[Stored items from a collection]
────────────────

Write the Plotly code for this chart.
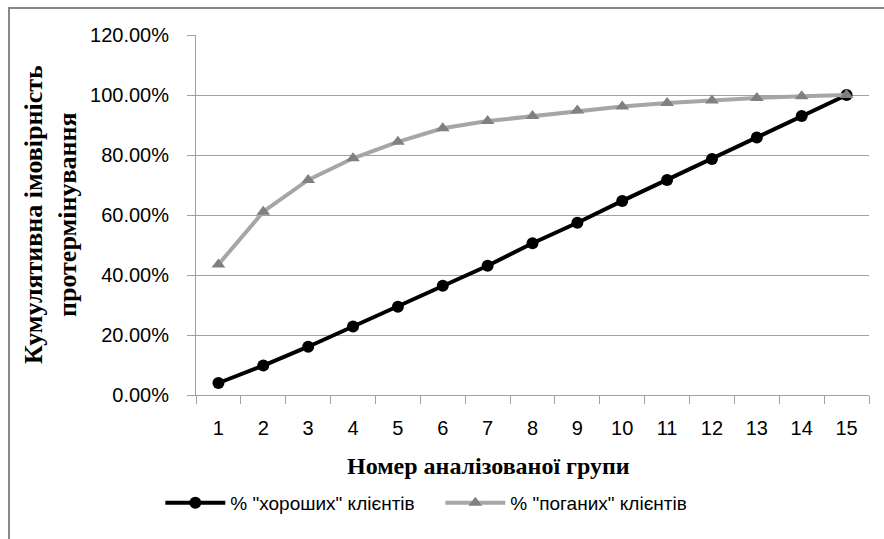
import plotly.graph_objects as go

# Group numbers and cumulative shares of clients
groups = [str(i) for i in range(1, 16)]
good_share = [0.040, 0.098, 0.161, 0.228, 0.294, 0.364, 0.431, 0.506,
              0.574, 0.647, 0.717, 0.787, 0.858, 0.930, 1.000]
bad_share = [0.435, 0.611, 0.717, 0.789, 0.844, 0.889, 0.913, 0.930,
             0.948, 0.962, 0.973, 0.982, 0.990, 0.996, 1.000]

good_name = '% "хороших" клієнтів'
bad_name = '% "поганих" клієнтів'
y_title_1 = "Кумулятивна імовірність"
y_title_2 = "протермінування"
x_title = "Номер аналізованої групи"

tick_font = dict(family="Liberation Sans, Arial, sans-serif", size=20, color="#000000")
x_title_font = dict(family="Liberation Serif, Times New Roman, serif", size=24, color="#000000")
y_title_font = dict(family="Liberation Serif, Times New Roman, serif", size=26, color="#000000")

fig = go.Figure()
fig.add_trace(go.Scatter(
    x=groups, y=good_share, name=good_name, mode="lines+markers",
    line=dict(color="#000000", width=4),
    marker=dict(symbol="circle", size=12, color="#000000"),
))
fig.add_trace(go.Scatter(
    x=groups, y=bad_share, name=bad_name, mode="lines+markers",
    line=dict(color="#a6a6a6", width=4),
    marker=dict(symbol="triangle-up", size=12, color="#808080"),
))

fig.update_layout(
    width=884, height=539,
    margin=dict(l=196, r=15, t=35, b=144),
    paper_bgcolor="#ffffff", plot_bgcolor="#ffffff",
    showlegend=True,
    legend=dict(
        orientation="h", x=-0.053, y=-0.30, xanchor="left", yanchor="middle",
        font=dict(family="Liberation Sans, Arial, sans-serif", size=19, color="#000000"),
        itemwidth=60, tracegroupgap=0,
        entrywidth=205, entrywidthmode="pixels",
    ),
    xaxis=dict(
        type="category", range=[-0.5, 14.5], tickson="boundaries", showgrid=False,
        ticks="outside", ticklen=8, tickcolor="#a0a0a0",
        showline=True, linecolor="#a0a0a0", linewidth=1,
        tickfont=tick_font, zeroline=False, ticklabelstandoff=15,
    ),
    yaxis=dict(
        range=[0, 1.2], dtick=0.2, tickformat=".2%",
        showgrid=True, gridcolor="#a0a0a0", gridwidth=1,
        ticks="outside", ticklen=8, tickcolor="#a0a0a0",
        showline=True, linecolor="#a0a0a0", linewidth=1,
        tickfont=tick_font, zeroline=False, ticklabelstandoff=14,
    ),
    annotations=[
        dict(text=f"<b>{y_title_1}</b>", xref="paper", yref="paper",
             x=(33 - 196) / 673, y=(395 - 215) / 360, textangle=-90,
             showarrow=False, font=y_title_font, xanchor="center", yanchor="middle"),
        dict(text=f"<b>{y_title_2}</b>", xref="paper", yref="paper",
             x=(67 - 196) / 673, y=(395 - 215) / 360, textangle=-90,
             showarrow=False, font=y_title_font, xanchor="center", yanchor="middle"),
        dict(text=f"<b>{x_title}</b>", xref="paper", yref="paper",
             x=(488 - 196) / 673, y=(395 - 466) / 360,
             showarrow=False, font=x_title_font, xanchor="center", yanchor="middle"),
    ],
    shapes=[
        dict(type="rect", xref="paper", yref="paper",
             x0=(9 - 196) / 673, x1=1.2, y0=-0.6, y1=(395 - 8) / 360,
             line=dict(color="#888888", width=2), fillcolor="rgba(0,0,0,0)", layer="below"),
    ],
)

fig.write_html("out.html")
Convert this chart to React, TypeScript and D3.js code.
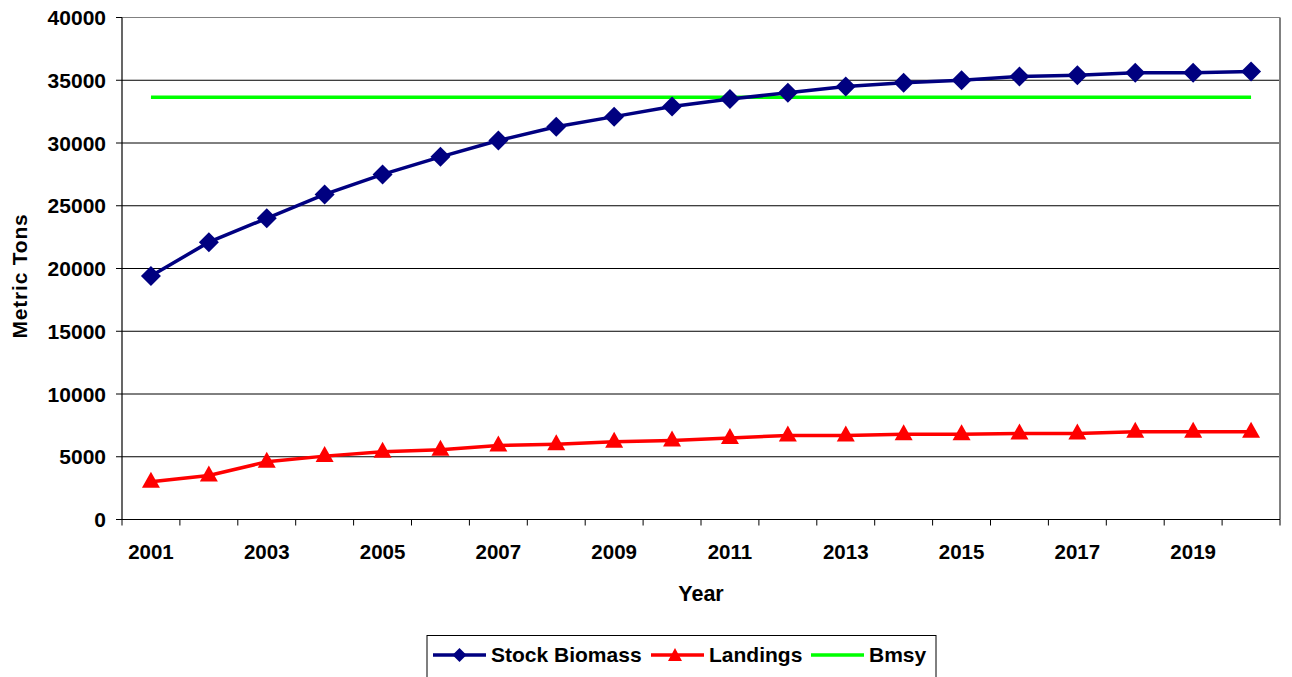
import React from "react";
import * as d3 from "d3";

const years = [2001, 2002, 2003, 2004, 2005, 2006, 2007, 2008, 2009, 2010, 2011, 2012, 2013, 2014, 2015, 2016, 2017, 2018, 2019, 2020];
const stockBiomass = [19400, 22100, 24000, 25900, 27500, 28900, 30200, 31300, 32100, 32900, 33500, 34000, 34500, 34800, 35000, 35300, 35400, 35600, 35600, 35700];
const landings = [3000, 3500, 4600, 5050, 5400, 5550, 5900, 6000, 6200, 6300, 6500, 6700, 6700, 6800, 6800, 6850, 6850, 7000, 7000, 7000];
const bmsy = 33650;
const yTicks = [0, 5000, 10000, 15000, 20000, 25000, 30000, 35000, 40000];
const xLabelYears = [2001, 2003, 2005, 2007, 2009, 2011, 2013, 2015, 2017, 2019];

const W = 1292, H = 677;
const left = 122, right = 1280, top = 17.5, bottom = 519.5;
const FONT = "'Liberation Sans', Arial, sans-serif";

export default function App() {
  const x = d3.scaleBand<number>().domain(years).range([left, right]);
  const cx = (yr: number) => (x(yr) as number) + x.bandwidth() / 2;
  const y = d3.scaleLinear().domain([0, 40000]).range([bottom, top]);
  const line = d3.line<number>().x((_, i) => cx(years[i])).y((d) => y(d));

  const diamond = (px: number, py: number, r = 10) =>
    `M${px},${py - r}L${px + r},${py}L${px},${py + r}L${px - r},${py}Z`;
  const tri = (px: number, py: number) =>
    `M${px},${py - 10}L${px + 9},${py + 6}L${px - 9},${py + 6}Z`;

  const boundaries = years.map((yr) => x(yr) as number).concat([right]);

  return (
    <svg width={W} height={H} style={{ position: "absolute", left: 0, top: 0, display: "block" }} fontFamily={FONT}>
      <rect x={0} y={0} width={W} height={H} fill="#fff" />
      {/* grid */}
      {yTicks.filter((t) => t > 0).map((t) => (
        <line key={t} x1={left} x2={right} y1={y(t)} y2={y(t)} stroke={t === 40000 ? "#808080" : "#000"} strokeWidth={1} />
      ))}
      <line x1={right} x2={right} y1={top} y2={bottom} stroke="#808080" strokeWidth={2} />
      {/* axes */}
      <line x1={left} x2={left} y1={top} y2={bottom + 0.5} stroke="#000" strokeWidth={1.2} />
      <line x1={left} x2={right} y1={bottom} y2={bottom} stroke="#000" strokeWidth={1.2} />
      {yTicks.map((t) => (
        <g key={t}>
          <line x1={left - 6} x2={left} y1={y(t)} y2={y(t)} stroke="#000" strokeWidth={1} />
          <text x={106} y={y(t)} dy="0.36em" textAnchor="end" fontSize={21} fontWeight="bold">{t}</text>
        </g>
      ))}
      {boundaries.map((b, i) => (
        <line key={i} x1={b} x2={b} y1={bottom} y2={bottom + 6} stroke="#000" strokeWidth={1} />
      ))}
      {xLabelYears.map((yr) => (
        <text key={yr} x={cx(yr)} y={559} textAnchor="middle" fontSize={20.5} fontWeight="bold">{yr}</text>
      ))}
      <text x={(left + right) / 2} y={601} textAnchor="middle" fontSize={21.5} fontWeight="bold">Year</text>
      <text transform={`translate(27,${276}) rotate(-90)`} textAnchor="middle" fontSize={21} fontWeight="bold" letterSpacing={0.8}>Metric Tons</text>

      {/* Bmsy */}
      <line x1={cx(years[0])} x2={cx(years[years.length - 1])} y1={y(bmsy)} y2={y(bmsy)} stroke="#00ff00" strokeWidth={3.5} />
      {/* Landings */}
      <path d={line(landings) || ""} fill="none" stroke="#ff0000" strokeWidth={3.5} />
      {landings.map((v, i) => <path key={i} d={tri(cx(years[i]), y(v))} fill="#ff0000" />)}
      {/* Stock Biomass */}
      <path d={line(stockBiomass) || ""} fill="none" stroke="#000080" strokeWidth={3.5} />
      {stockBiomass.map((v, i) => <path key={i} d={diamond(cx(years[i]), y(v))} fill="#000080" />)}

      {/* legend */}
      <rect x={427} y={635.5} width={509} height={50} fill="#fff" stroke="#000" strokeWidth={1} />
      <line x1={433} x2={486} y1={655} y2={655} stroke="#000080" strokeWidth={3.5} />
      <path d={diamond(459.5, 655, 7)} fill="#000080" />
      <text x={491} y={662} fontSize={21} fontWeight="bold">Stock Biomass</text>
      <line x1={651} x2={704} y1={655} y2={655} stroke="#ff0000" strokeWidth={3.5} />
      <path d={`M675,648L682,661L668,661Z`} fill="#ff0000" />
      <text x={709} y={662} fontSize={21} fontWeight="bold">Landings</text>
      <line x1={811} x2={864} y1={655} y2={655} stroke="#00ff00" strokeWidth={3.5} />
      <text x={869} y={662} fontSize={21} fontWeight="bold">Bmsy</text>
    </svg>
  );
}
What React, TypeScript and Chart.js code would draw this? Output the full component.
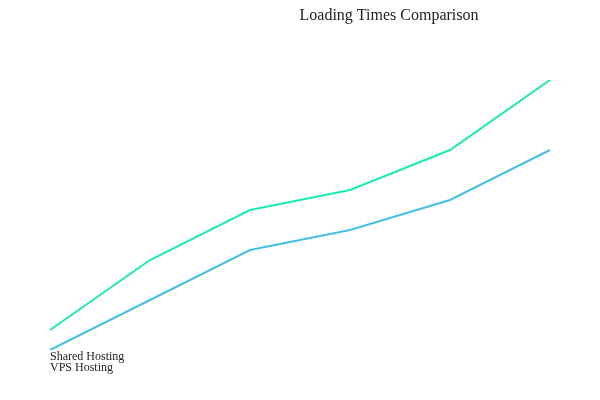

────────────────

Would you reproduce the lines above, from the very first through the line containing "0.948, 0.962, 0.973, 0.982, 0.990, 0.996, 1.000]", exactly and without the pictures?

Write the Plotly code for this chart.
import plotly.graph_objects as go

# Group numbers and cumulative shares of clients
groups = [str(i) for i in range(1, 16)]
good_share = [0.040, 0.098, 0.161, 0.228, 0.294, 0.364, 0.431, 0.506,
              0.574, 0.647, 0.717, 0.787, 0.858, 0.930, 1.000]
bad_share = [0.435, 0.611, 0.717, 0.789, 0.844, 0.889, 0.913, 0.930,
             0.948, 0.962, 0.973, 0.982, 0.990, 0.996, 1.000]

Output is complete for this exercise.